> Objective
Everything from the first line of the data below through the line that contains "700, 725, 750]" should be written out exactly, please, and nothing more; the pictures stay out.

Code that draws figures
· · · ·

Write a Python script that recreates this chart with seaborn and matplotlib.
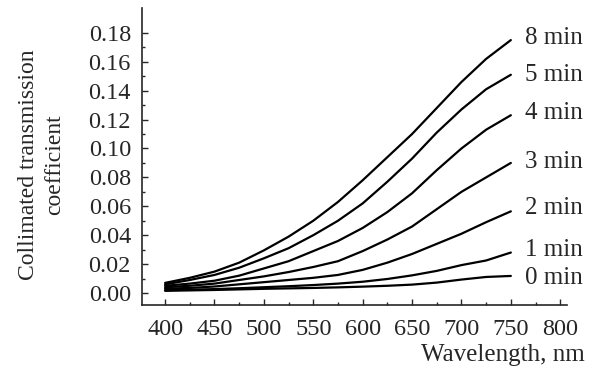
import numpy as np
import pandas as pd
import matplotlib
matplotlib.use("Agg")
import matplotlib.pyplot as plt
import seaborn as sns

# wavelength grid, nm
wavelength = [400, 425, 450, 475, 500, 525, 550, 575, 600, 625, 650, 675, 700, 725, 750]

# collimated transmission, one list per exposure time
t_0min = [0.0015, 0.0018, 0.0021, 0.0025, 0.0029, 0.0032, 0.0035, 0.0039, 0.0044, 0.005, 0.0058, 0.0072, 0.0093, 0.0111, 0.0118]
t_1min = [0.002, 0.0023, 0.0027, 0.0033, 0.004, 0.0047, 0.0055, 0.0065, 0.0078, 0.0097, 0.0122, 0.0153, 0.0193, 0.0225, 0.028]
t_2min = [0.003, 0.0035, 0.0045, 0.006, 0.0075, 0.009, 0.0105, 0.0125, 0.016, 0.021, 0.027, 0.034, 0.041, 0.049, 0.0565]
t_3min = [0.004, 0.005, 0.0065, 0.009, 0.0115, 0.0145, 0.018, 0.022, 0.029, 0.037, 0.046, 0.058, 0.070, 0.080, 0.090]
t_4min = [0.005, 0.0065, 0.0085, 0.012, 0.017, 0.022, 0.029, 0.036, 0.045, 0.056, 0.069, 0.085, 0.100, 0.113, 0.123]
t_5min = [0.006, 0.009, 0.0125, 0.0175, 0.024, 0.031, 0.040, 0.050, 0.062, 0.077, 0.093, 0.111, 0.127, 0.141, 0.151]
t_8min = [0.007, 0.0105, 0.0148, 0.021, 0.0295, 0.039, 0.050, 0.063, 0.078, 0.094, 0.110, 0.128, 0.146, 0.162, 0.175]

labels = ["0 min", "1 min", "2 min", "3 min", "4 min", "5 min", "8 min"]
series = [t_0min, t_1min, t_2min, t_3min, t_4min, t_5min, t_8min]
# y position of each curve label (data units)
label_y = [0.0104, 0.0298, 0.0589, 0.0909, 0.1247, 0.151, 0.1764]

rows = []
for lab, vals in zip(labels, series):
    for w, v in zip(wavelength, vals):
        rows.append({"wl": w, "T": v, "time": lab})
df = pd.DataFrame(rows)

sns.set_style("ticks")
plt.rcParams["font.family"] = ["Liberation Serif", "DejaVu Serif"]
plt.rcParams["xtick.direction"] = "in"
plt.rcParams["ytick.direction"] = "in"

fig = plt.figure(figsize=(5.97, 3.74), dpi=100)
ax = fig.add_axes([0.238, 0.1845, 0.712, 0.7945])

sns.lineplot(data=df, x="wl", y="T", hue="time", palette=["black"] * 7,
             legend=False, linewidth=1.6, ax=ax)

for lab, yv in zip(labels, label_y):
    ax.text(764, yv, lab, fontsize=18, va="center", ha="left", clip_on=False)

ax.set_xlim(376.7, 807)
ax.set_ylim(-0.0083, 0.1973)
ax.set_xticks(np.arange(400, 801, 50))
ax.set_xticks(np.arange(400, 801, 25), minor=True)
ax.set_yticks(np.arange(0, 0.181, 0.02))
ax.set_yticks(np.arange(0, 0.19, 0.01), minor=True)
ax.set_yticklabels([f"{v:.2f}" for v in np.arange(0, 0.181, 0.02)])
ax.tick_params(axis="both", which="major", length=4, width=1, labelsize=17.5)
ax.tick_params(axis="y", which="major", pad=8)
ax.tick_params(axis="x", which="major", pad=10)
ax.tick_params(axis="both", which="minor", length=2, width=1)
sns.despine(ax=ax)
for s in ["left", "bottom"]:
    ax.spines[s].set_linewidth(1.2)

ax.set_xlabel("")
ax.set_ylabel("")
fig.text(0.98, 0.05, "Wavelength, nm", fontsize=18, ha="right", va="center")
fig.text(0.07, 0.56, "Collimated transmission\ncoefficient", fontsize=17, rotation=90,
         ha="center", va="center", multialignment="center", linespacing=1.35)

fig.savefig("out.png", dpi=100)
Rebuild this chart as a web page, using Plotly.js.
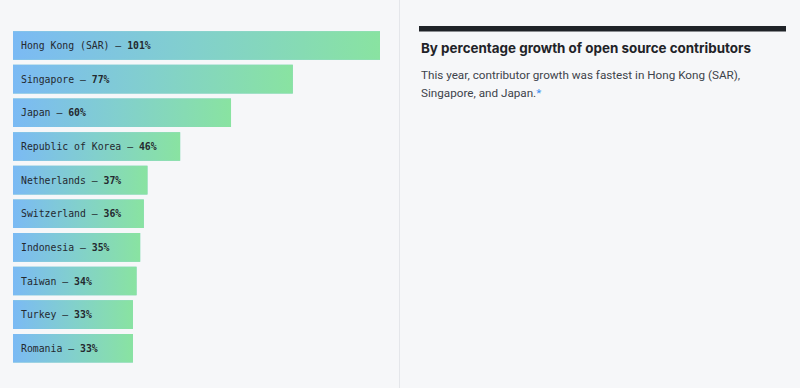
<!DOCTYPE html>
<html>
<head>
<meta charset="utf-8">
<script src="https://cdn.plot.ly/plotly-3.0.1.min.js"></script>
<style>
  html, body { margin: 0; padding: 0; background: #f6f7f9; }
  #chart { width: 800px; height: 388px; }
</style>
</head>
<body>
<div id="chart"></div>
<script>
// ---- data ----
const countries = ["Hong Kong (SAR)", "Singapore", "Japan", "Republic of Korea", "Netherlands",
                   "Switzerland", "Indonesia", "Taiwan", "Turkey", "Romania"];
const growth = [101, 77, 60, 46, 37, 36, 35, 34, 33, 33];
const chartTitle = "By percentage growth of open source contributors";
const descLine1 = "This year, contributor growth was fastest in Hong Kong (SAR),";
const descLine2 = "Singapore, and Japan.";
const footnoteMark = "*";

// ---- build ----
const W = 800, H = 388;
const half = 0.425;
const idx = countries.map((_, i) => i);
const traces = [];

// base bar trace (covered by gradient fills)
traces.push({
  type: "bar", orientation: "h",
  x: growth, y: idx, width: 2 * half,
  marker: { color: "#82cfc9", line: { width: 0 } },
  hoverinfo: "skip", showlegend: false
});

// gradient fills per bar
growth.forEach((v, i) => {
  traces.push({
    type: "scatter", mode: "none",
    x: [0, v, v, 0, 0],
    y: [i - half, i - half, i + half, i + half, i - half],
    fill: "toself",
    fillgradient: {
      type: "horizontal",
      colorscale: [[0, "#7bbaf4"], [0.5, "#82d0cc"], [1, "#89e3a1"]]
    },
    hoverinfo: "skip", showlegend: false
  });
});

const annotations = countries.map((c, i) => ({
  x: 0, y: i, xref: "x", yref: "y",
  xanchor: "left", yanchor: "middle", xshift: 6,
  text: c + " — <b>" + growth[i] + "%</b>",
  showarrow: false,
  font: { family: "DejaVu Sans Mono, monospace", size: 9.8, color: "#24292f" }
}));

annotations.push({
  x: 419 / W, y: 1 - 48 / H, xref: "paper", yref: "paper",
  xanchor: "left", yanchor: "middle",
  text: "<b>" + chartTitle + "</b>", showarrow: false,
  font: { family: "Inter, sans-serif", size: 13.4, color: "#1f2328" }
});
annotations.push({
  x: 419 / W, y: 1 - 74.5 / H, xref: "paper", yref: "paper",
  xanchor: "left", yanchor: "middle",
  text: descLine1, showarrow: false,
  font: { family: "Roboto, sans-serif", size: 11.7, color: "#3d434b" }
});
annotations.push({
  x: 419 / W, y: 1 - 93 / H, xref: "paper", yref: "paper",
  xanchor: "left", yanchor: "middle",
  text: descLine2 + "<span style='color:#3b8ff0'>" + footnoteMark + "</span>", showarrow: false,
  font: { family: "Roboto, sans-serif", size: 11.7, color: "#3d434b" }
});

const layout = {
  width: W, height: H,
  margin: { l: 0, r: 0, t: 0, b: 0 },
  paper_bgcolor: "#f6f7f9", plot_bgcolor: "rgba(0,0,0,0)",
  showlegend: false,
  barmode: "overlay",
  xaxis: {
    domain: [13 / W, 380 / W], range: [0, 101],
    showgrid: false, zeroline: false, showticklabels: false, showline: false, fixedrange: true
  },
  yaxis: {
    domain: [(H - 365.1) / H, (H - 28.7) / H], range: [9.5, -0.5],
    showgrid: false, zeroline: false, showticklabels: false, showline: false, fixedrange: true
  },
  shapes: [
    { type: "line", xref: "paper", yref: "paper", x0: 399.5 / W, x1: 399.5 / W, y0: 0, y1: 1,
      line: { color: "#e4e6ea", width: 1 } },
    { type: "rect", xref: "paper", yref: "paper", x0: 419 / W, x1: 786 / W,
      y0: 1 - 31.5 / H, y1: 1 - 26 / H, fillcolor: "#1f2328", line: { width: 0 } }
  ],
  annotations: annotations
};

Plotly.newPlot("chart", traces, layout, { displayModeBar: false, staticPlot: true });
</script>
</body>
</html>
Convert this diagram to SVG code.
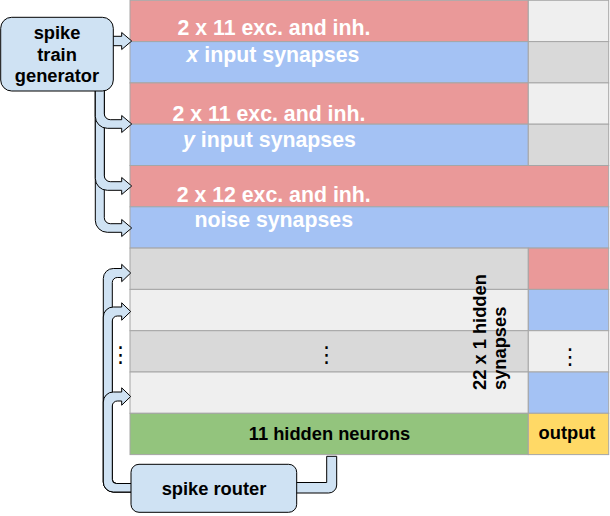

· · · ·

> Problem solution
Write a Python script that recreates this chart with seaborn and matplotlib.
import numpy as np
import pandas as pd
import matplotlib
matplotlib.use("Agg")
import matplotlib.pyplot as plt
import seaborn as sns

# wavelength grid, nm
wavelength = [400, 425, 450, 475, 500, 525, 550, 575, 600, 625, 650, 675, 700, 725, 750]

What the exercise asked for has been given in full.